Parameters have following configurable fields:

  1. Key
    The name or identifier for the parameter that will be sent in the API request. This acts as the field name that the API endpoint expects to receive. For example, "category", "user_id", or "product_name".

  2. Type
    The data type format that the parameter value should follow. Available types include:

  • String: Text data
  • Number: Numeric values
  • Boolean: True/False values
  • Enum: A predefined list of allowed values (provided as comma-separated options) - only available when “Value Filled by AI Agent" is enabled
  • JSON: Complex structured data (only available when "Value Filled by AI Agent" is enabled and only for Body parameters)
  1. Value
    The actual data content that will be sent for this parameter in the API request. This is the specific information (like "shoes", "12345") that gets transmitted to the API endpoint.

  2. Required
    A toggle that indicates whether AI Agent must populate parameter.

  3. Value Filled by AI Agent
    A setting that instructs an AI agent to automatically populate this parameter's value in runtime based on context. This setting also unlocks the JSON type option for Body parameters and the Enum type option for all parameter types.

  4. Parameter Description
    Explanation of what this parameter does, what kind of data it expects, and how it's used by the API. This serves as documentation to help AI Agent understand the purpose and format requirements for the parameter.

  5. JSON Schema
    An additional field that appears when JSON type is selected. This allows you to define the structure and validation rules for the JSON data, specifying what properties are expected, their types, and any constraints on the JSON object that will be sent in the request body.


Parameters have following types:

  1. Headers
    For sending headers like authentication tokens or content types.
    Example: sending bearer token - Authorization: Bearer <YOUR_API_KEY>
    would be:
    key: Authorization | type: string | value: Bearer <YOUR_API_KEY>

  2. Body
    For POST or PUT requests, this is where you send the main data, usually in JSON format.
    Example: { "title": "New Task", "description": "Details from user input" }

  3. Query
    For adding query parameters to filter or specify data for a request.
    Example: ?city={city_name}&units=metric

  4. URL
    For defining dynamic parts within the API URL itself.
    Example: If your URL is /users/{user_id}/info, you would define user_id here.

Client Side Actions

This is Client Side Actions

Best Practices for Actions

Be Descriptive: The AI relies heavily on your descriptions. The clearer you are, the more accurately it will work.

Build Modular Actions: Create small, reusable Actions for each specific task.

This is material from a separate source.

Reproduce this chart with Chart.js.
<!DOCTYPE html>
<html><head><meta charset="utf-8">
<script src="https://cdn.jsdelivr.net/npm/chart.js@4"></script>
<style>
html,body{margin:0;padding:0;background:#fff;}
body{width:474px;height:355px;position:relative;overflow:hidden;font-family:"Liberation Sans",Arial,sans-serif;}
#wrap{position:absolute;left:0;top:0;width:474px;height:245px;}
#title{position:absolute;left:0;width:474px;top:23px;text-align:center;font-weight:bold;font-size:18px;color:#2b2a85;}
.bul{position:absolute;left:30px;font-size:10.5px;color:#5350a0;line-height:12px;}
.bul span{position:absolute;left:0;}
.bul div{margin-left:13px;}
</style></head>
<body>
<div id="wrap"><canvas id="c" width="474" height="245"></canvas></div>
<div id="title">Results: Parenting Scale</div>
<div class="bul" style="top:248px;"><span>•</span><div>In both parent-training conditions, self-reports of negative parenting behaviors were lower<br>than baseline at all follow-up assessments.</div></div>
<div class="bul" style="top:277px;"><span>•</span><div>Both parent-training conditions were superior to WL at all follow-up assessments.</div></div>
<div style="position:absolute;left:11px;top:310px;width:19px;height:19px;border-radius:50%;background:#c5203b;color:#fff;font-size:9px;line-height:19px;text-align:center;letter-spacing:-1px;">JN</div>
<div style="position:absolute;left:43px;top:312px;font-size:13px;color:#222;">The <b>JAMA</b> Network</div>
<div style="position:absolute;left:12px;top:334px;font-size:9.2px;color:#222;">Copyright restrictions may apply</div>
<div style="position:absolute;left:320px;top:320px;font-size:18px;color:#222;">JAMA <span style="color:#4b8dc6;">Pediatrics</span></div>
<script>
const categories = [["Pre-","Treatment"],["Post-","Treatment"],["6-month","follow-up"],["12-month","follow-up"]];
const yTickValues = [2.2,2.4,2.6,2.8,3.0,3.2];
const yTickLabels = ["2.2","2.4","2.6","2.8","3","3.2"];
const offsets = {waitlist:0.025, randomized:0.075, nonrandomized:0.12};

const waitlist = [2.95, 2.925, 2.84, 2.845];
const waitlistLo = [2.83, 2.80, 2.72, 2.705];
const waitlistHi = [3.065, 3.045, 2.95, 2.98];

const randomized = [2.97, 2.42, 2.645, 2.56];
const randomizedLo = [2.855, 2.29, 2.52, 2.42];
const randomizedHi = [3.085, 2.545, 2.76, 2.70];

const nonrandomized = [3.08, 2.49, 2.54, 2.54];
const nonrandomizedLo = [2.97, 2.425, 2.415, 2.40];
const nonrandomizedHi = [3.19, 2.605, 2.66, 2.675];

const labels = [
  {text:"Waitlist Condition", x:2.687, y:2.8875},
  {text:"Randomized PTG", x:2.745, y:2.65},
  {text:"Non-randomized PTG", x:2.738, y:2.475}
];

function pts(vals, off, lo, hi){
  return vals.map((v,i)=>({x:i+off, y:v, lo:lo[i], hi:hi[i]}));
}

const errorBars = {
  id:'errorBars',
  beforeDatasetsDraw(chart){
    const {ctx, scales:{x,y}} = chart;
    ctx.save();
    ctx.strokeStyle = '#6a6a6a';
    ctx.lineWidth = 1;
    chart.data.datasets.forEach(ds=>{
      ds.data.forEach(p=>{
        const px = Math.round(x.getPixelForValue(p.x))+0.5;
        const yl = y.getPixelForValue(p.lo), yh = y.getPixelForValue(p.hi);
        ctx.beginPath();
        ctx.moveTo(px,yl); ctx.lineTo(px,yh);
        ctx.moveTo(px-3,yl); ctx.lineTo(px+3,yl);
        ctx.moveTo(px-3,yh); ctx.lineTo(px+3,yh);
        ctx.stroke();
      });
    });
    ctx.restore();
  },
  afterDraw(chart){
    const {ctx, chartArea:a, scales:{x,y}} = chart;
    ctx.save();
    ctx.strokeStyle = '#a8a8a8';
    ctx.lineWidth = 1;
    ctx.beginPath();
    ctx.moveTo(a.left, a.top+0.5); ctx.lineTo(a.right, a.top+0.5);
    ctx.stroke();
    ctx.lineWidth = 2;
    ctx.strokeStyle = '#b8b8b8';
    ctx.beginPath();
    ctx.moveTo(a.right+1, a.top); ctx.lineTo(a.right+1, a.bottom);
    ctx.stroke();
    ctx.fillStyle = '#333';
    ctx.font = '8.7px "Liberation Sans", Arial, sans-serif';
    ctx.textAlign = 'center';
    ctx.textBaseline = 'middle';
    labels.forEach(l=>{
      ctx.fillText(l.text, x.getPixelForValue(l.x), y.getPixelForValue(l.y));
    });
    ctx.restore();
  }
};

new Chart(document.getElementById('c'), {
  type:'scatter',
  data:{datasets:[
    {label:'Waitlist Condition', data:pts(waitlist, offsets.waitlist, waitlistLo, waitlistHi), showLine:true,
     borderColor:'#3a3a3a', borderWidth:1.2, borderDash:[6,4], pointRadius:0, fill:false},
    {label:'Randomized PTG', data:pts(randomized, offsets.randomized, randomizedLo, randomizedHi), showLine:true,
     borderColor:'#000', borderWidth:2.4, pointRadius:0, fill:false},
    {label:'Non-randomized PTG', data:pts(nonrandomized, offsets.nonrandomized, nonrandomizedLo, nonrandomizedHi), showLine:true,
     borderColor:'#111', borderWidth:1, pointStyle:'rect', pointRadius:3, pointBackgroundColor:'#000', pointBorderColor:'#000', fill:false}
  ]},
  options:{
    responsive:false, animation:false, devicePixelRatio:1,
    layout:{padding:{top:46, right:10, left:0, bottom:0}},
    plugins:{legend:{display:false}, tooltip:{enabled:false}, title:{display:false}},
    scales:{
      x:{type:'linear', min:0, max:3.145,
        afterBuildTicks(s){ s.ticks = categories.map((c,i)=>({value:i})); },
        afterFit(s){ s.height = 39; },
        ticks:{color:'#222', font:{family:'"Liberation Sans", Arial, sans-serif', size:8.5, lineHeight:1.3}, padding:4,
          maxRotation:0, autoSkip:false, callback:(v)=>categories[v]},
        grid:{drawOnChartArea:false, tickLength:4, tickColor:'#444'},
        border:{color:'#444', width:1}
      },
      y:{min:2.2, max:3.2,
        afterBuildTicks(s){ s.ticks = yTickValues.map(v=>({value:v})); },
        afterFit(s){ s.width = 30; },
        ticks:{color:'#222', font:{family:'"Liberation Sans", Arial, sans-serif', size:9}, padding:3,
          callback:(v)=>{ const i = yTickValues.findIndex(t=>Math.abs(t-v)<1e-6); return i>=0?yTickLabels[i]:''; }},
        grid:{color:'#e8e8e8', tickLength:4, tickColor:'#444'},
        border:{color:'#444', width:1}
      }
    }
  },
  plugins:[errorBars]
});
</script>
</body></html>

This makes your system cleaner and easier to manage.

Start Simple: Begin with basic actions and test them thoroughly before adding complexity.

Test Your APIs: Ensure your API endpoints work correctly before configuring them as actions.

By following these guidelines, you'll create powerful, reliable actions that enhance your AI agent's capabilities and provide seamless integration with external services.